Is sound henceforth inseparable from our sense of home? In a shifting field of aesthetics and affect, sound has impact on subjectivity, consciousness, relationality, attentiveness, and therefore it has ramifications for ethics and politics.
This proposed project is a critical intervention in the fields of comparative literature, aesthetics, and postcolonialism.
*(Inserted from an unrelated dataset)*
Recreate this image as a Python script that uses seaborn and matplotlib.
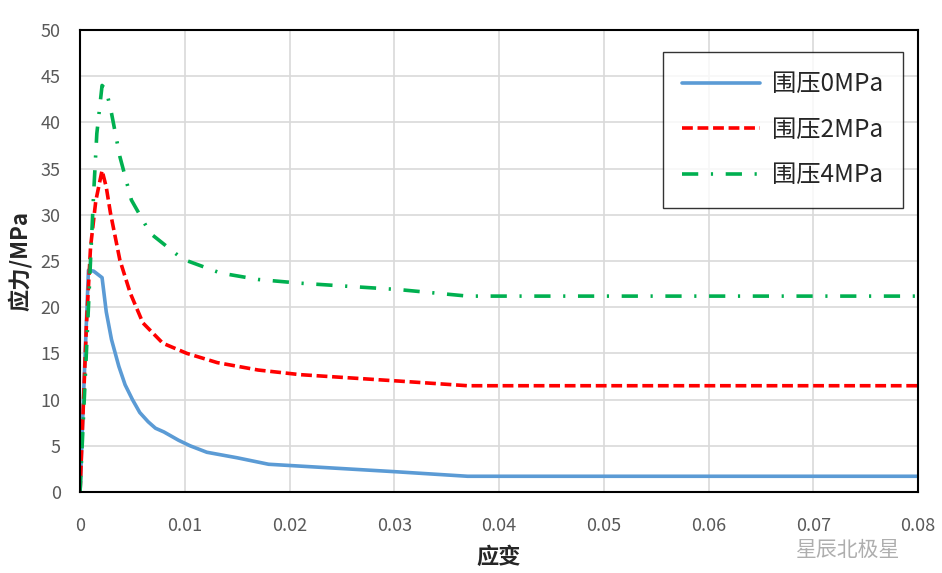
import matplotlib
matplotlib.use("Agg")
import matplotlib.pyplot as plt
import seaborn as sns
import pandas as pd

# Data
strain_0 = [0, 0.0004, 0.0008, 0.0013, 0.0021, 0.0025, 0.003, 0.0037, 0.0043, 0.005, 0.0057, 0.0065, 0.0072, 0.008, 0.0094, 0.0105, 0.0121, 0.015, 0.018, 0.024, 0.030, 0.037, 0.05, 0.065, 0.08]
stress_0 = [0, 12.5, 24.0, 23.9, 23.2, 19.5, 16.5, 13.6, 11.6, 10.0, 8.6, 7.6, 6.9, 6.5, 5.6, 5.0, 4.3, 3.7, 3.0, 2.6, 2.2, 1.7, 1.7, 1.7, 1.7]

strain_2 = [0, 0.0003, 0.0006, 0.001, 0.0015, 0.0021, 0.0025, 0.0029, 0.0038, 0.0048, 0.006, 0.0079, 0.0102, 0.0131, 0.017, 0.021, 0.0305, 0.037, 0.05, 0.065, 0.08]
stress_2 = [0, 9.0, 17.9, 26.5, 31.5, 34.8, 33.0, 30.2, 25.1, 21.5, 18.3, 16.1, 15.0, 14.0, 13.2, 12.7, 12.0, 11.5, 11.5, 11.5, 11.5]

strain_4 = [0, 0.0004, 0.0007, 0.001, 0.0013, 0.0016, 0.0021, 0.0025, 0.003, 0.0038, 0.0049, 0.0067, 0.0098, 0.0134, 0.017, 0.021, 0.0305, 0.037, 0.05, 0.065, 0.08]
stress_4 = [0, 10.0, 17.5, 25.1, 32.4, 38.8, 44.0, 43.5, 41.0, 36.3, 31.6, 28.0, 25.2, 23.7, 23.0, 22.6, 21.9, 21.2, 21.2, 21.2, 21.2]

series_labels = ["围压0MPa", "围压2MPa", "围压4MPa"]
x_ticks = [0, 0.01, 0.02, 0.03, 0.04, 0.05, 0.06, 0.07, 0.08]
x_tick_labels = ["0", "0.01", "0.02", "0.03", "0.04", "0.05", "0.06", "0.07", "0.08"]
y_ticks = [0, 5, 10, 15, 20, 25, 30, 35, 40, 45, 50]

sns.set_theme(style="white")
plt.rcParams["font.family"] = ["Noto Sans CJK SC", "DejaVu Sans"]

fig = plt.figure(figsize=(9.42, 5.73), dpi=100)
ax = fig.add_axes([0.085, 0.1414, 0.8895, 0.8062])

colors = ["#5B9BD5", "#FF0000", "#00B050"]
styles = ["-", (0, (3.0, 1.3)), (0, (4.5, 3.5, 0.6, 3.5))]
data = [(strain_0, stress_0), (strain_2, stress_2), (strain_4, stress_4)]
for (xs, ys), lab, c, ls in zip(data, series_labels, colors, styles):
    df = pd.DataFrame({"x": xs, "y": ys})
    sns.lineplot(data=df, x="x", y="y", ax=ax, color=c, linewidth=2.6,
                 linestyle=ls, label=lab, sort=False, estimator=None)

ax.set_xlim(0, 0.08)
ax.set_ylim(0, 50)
ax.set_xticks(x_ticks)
ax.set_xticklabels(x_tick_labels)
ax.set_yticks(y_ticks)
ax.grid(True, color="#D9D9D9", linewidth=1.2)
ax.set_axisbelow(True)
for s in ax.spines.values():
    s.set_visible(True)
    s.set_color("black")
    s.set_linewidth(1.5)
ax.tick_params(axis="both", length=0, labelsize=13, labelcolor="#595959")
ax.tick_params(axis="y", pad=14)
ax.tick_params(axis="x", pad=18)

ax.set_xlabel("应变", fontsize=16, fontweight="bold", labelpad=8)
ax.set_ylabel("应力/MPa", fontsize=16, fontweight="bold", labelpad=6)

leg = ax.legend(loc="upper right", bbox_to_anchor=(0.982, 0.953), fontsize=17.5,
                frameon=True, fancybox=False, handlelength=3.2, labelspacing=0.8,
                borderpad=0.8, handletextpad=0.5, borderaxespad=0)
leg.get_frame().set_edgecolor("black")
leg.get_frame().set_linewidth(1.0)

fig.text(0.845, 0.040, "星辰北极星", fontsize=15, color="#9a9a9a", alpha=0.8,
         ha="left", va="center")

fig.savefig("out.png", dpi=100)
While sound has been long studied in relation to music, cinema, whether for strategy or benefit, its emotional, ethical, and political impact is less attended to in contexts which stage shifting power.
For the future to be our "home," it would require fundamental capacities, “the individual’s ability to imagine, intend, promise, and construct a future,” writes Shoshana Zuboff. (Zuboff, 4, 20) Sound, in its force and intensity has impact on those very capacities, on the individual and collective possibilities. The possibility of a future cannot be imagined without that of home. Evoking fundamentals necessary to human emancipation, artworks preoccupied with a sense of “future” and “home” interrogate its possibility as “mastery, voice, relationship, and sanctuary: part freedom, part flourishing...part refuge, part prospect.” (Zuboff, 5)
Considering the poetry of Mahmoud Darwish and Assia Djebar as well as the videography of Larissa Sansour, I ask the following questions: What are the present conditions of sound in relation to how a place is lived? How does sound, when it issues from conditions of violence, become a mode of control, depersonalization? Will a regime of soundscape in global sites of conflict supersede a “politics of listening” or “the permission to narrate”? How does sound then is marshalled in these artworks to address and withstand a regime of the carceral?